++++ GIVEN INFORMATION ++++

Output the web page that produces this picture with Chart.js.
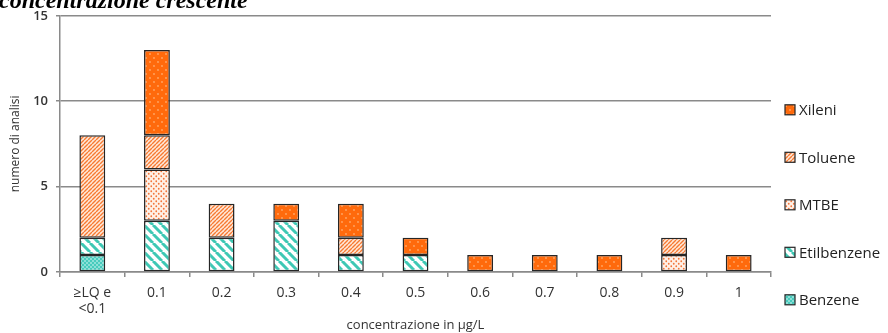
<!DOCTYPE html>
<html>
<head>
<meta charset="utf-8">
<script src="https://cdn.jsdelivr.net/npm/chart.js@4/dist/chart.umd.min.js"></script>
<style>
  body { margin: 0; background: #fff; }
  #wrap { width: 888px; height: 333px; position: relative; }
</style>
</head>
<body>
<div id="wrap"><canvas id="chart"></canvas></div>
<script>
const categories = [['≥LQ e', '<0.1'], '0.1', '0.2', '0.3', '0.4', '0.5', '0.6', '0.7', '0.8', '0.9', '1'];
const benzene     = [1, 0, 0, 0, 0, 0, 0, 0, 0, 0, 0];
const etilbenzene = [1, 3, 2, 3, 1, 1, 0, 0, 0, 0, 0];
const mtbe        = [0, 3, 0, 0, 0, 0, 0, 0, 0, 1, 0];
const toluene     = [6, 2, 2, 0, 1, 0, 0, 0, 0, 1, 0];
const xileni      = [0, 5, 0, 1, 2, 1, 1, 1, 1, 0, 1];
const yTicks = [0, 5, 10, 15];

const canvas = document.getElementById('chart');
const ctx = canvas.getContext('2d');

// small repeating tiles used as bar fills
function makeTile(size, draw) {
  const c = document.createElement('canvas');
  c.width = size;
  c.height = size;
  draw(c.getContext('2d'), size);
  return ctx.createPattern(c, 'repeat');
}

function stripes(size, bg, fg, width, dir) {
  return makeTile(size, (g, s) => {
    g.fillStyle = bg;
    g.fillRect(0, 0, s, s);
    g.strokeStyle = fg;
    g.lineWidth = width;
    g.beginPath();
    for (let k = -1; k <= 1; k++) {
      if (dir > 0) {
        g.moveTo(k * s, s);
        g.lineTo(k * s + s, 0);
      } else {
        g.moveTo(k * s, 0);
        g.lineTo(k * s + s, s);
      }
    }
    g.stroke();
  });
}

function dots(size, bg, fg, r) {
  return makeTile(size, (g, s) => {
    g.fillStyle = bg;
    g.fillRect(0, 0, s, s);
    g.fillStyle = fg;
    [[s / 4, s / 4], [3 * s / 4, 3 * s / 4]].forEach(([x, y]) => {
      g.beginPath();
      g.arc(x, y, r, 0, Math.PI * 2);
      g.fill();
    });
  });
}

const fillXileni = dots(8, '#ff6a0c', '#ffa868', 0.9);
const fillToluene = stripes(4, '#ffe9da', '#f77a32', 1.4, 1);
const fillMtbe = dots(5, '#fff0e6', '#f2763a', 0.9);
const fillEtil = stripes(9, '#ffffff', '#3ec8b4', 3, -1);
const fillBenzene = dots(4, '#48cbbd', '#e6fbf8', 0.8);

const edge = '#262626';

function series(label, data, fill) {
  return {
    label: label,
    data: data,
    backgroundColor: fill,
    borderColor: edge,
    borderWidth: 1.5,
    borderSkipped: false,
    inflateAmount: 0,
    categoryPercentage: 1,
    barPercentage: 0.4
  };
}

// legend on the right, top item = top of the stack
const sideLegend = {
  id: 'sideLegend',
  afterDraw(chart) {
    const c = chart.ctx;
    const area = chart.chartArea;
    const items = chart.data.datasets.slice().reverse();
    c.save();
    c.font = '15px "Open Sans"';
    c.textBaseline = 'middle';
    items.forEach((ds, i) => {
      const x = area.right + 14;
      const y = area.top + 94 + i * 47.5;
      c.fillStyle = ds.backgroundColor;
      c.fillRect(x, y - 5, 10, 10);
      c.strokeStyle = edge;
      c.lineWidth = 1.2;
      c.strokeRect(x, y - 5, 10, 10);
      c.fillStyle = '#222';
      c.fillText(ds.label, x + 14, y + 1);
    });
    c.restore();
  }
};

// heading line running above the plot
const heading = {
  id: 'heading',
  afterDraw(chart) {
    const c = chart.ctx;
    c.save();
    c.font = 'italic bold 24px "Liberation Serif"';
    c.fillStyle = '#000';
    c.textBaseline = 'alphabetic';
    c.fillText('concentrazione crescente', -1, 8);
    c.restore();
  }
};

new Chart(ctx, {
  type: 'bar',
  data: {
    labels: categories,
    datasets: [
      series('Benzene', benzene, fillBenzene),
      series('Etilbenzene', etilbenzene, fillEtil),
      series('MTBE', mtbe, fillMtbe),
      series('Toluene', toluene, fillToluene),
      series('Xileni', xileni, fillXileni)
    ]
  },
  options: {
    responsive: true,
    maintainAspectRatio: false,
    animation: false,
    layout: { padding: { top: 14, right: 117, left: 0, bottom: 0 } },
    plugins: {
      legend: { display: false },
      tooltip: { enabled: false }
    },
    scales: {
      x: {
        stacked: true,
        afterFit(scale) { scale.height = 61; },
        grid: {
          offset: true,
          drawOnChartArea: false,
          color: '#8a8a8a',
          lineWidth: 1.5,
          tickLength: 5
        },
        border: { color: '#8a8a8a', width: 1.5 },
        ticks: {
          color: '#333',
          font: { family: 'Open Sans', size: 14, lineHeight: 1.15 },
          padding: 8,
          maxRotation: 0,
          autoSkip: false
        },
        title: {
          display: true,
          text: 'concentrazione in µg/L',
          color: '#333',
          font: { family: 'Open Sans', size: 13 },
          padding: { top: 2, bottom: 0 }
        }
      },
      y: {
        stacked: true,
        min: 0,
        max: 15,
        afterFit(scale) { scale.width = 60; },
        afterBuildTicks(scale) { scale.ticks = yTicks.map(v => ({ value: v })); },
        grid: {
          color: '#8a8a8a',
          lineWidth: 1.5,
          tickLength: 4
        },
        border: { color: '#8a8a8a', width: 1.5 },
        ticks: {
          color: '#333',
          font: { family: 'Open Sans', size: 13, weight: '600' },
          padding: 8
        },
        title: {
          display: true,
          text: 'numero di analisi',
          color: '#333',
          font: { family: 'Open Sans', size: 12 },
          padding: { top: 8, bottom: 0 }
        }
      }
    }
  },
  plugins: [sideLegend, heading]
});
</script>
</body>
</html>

++++

Omit each picture, then return all of the listing exactly as it stands.

THE COMPLETED TASK ▸
Output the web page that produces this picture with Chart.js.
<!DOCTYPE html>
<html>
<head>
<meta charset="utf-8">
<script src="https://cdn.jsdelivr.net/npm/chart.js@4/dist/chart.umd.min.js"></script>
<style>
  body { margin: 0; background: #fff; }
  #wrap { width: 888px; height: 333px; position: relative; }
</style>
</head>
<body>
<div id="wrap"><canvas id="chart"></canvas></div>
<script>
const categories = [['≥LQ e', '<0.1'], '0.1', '0.2', '0.3', '0.4', '0.5', '0.6', '0.7', '0.8', '0.9', '1'];
const benzene     = [1, 0, 0, 0, 0, 0, 0, 0, 0, 0, 0];
const etilbenzene = [1, 3, 2, 3, 1, 1, 0, 0, 0, 0, 0];
const mtbe        = [0, 3, 0, 0, 0, 0, 0, 0, 0, 1, 0];
const toluene     = [6, 2, 2, 0, 1, 0, 0, 0, 0, 1, 0];
const xileni      = [0, 5, 0, 1, 2, 1, 1, 1, 1, 0, 1];
const yTicks = [0, 5, 10, 15];

const canvas = document.getElementById('chart');
const ctx = canvas.getContext('2d');

// small repeating tiles used as bar fills
function makeTile(size, draw) {
  const c = document.createElement('canvas');
  c.width = size;
  c.height = size;
  draw(c.getContext('2d'), size);
  return ctx.createPattern(c, 'repeat');
}

function stripes(size, bg, fg, width, dir) {
  return makeTile(size, (g, s) => {
    g.fillStyle = bg;
    g.fillRect(0, 0, s, s);
    g.strokeStyle = fg;
    g.lineWidth = width;
    g.beginPath();
    for (let k = -1; k <= 1; k++) {
      if (dir > 0) {
        g.moveTo(k * s, s);
        g.lineTo(k * s + s, 0);
      } else {
        g.moveTo(k * s, 0);
        g.lineTo(k * s + s, s);
      }
    }
    g.stroke();
  });
}

function dots(size, bg, fg, r) {
  return makeTile(size, (g, s) => {
    g.fillStyle = bg;
    g.fillRect(0, 0, s, s);
    g.fillStyle = fg;
    [[s / 4, s / 4], [3 * s / 4, 3 * s / 4]].forEach(([x, y]) => {
      g.beginPath();
      g.arc(x, y, r, 0, Math.PI * 2);
      g.fill();
    });
  });
}

const fillXileni = dots(8, '#ff6a0c', '#ffa868', 0.9);
const fillToluene = stripes(4, '#ffe9da', '#f77a32', 1.4, 1);
const fillMtbe = dots(5, '#fff0e6', '#f2763a', 0.9);
const fillEtil = stripes(9, '#ffffff', '#3ec8b4', 3, -1);
const fillBenzene = dots(4, '#48cbbd', '#e6fbf8', 0.8);

const edge = '#262626';

function series(label, data, fill) {
  return {
    label: label,
    data: data,
    backgroundColor: fill,
    borderColor: edge,
    borderWidth: 1.5,
    borderSkipped: false,
    inflateAmount: 0,
    categoryPercentage: 1,
    barPercentage: 0.4
  };
}

// legend on the right, top item = top of the stack
const sideLegend = {
  id: 'sideLegend',
  afterDraw(chart) {
    const c = chart.ctx;
    const area = chart.chartArea;
    const items = chart.data.datasets.slice().reverse();
    c.save();
    c.font = '15px "Open Sans"';
    c.textBaseline = 'middle';
    items.forEach((ds, i) => {
      const x = area.right + 14;
      const y = area.top + 94 + i * 47.5;
      c.fillStyle = ds.backgroundColor;
      c.fillRect(x, y - 5, 10, 10);
      c.strokeStyle = edge;
      c.lineWidth = 1.2;
      c.strokeRect(x, y - 5, 10, 10);
      c.fillStyle = '#222';
      c.fillText(ds.label, x + 14, y + 1);
    });
    c.restore();
  }
};

// heading line running above the plot
const heading = {
  id: 'heading',
  afterDraw(chart) {
    const c = chart.ctx;
    c.save();
    c.font = 'italic bold 24px "Liberation Serif"';
    c.fillStyle = '#000';
    c.textBaseline = 'alphabetic';
    c.fillText('concentrazione crescente', -1, 8);
    c.restore();
  }
};

new Chart(ctx, {
  type: 'bar',
  data: {
    labels: categories,
    datasets: [
      series('Benzene', benzene, fillBenzene),
      series('Etilbenzene', etilbenzene, fillEtil),
      series('MTBE', mtbe, fillMtbe),
      series('Toluene', toluene, fillToluene),
      series('Xileni', xileni, fillXileni)
    ]
  },
  options: {
    responsive: true,
    maintainAspectRatio: false,
    animation: false,
    layout: { padding: { top: 14, right: 117, left: 0, bottom: 0 } },
    plugins: {
      legend: { display: false },
      tooltip: { enabled: false }
    },
    scales: {
      x: {
        stacked: true,
        afterFit(scale) { scale.height = 61; },
        grid: {
          offset: true,
          drawOnChartArea: false,
          color: '#8a8a8a',
          lineWidth: 1.5,
          tickLength: 5
        },
        border: { color: '#8a8a8a', width: 1.5 },
        ticks: {
          color: '#333',
          font: { family: 'Open Sans', size: 14, lineHeight: 1.15 },
          padding: 8,
          maxRotation: 0,
          autoSkip: false
        },
        title: {
          display: true,
          text: 'concentrazione in µg/L',
          color: '#333',
          font: { family: 'Open Sans', size: 13 },
          padding: { top: 2, bottom: 0 }
        }
      },
      y: {
        stacked: true,
        min: 0,
        max: 15,
        afterFit(scale) { scale.width = 60; },
        afterBuildTicks(scale) { scale.ticks = yTicks.map(v => ({ value: v })); },
        grid: {
          color: '#8a8a8a',
          lineWidth: 1.5,
          tickLength: 4
        },
        border: { color: '#8a8a8a', width: 1.5 },
        ticks: {
          color: '#333',
          font: { family: 'Open Sans', size: 13, weight: '600' },
          padding: 8
        },
        title: {
          display: true,
          text: 'numero di analisi',
          color: '#333',
          font: { family: 'Open Sans', size: 12 },
          padding: { top: 8, bottom: 0 }
        }
      }
    }
  },
  plugins: [sideLegend, heading]
});
</script>
</body>
</html>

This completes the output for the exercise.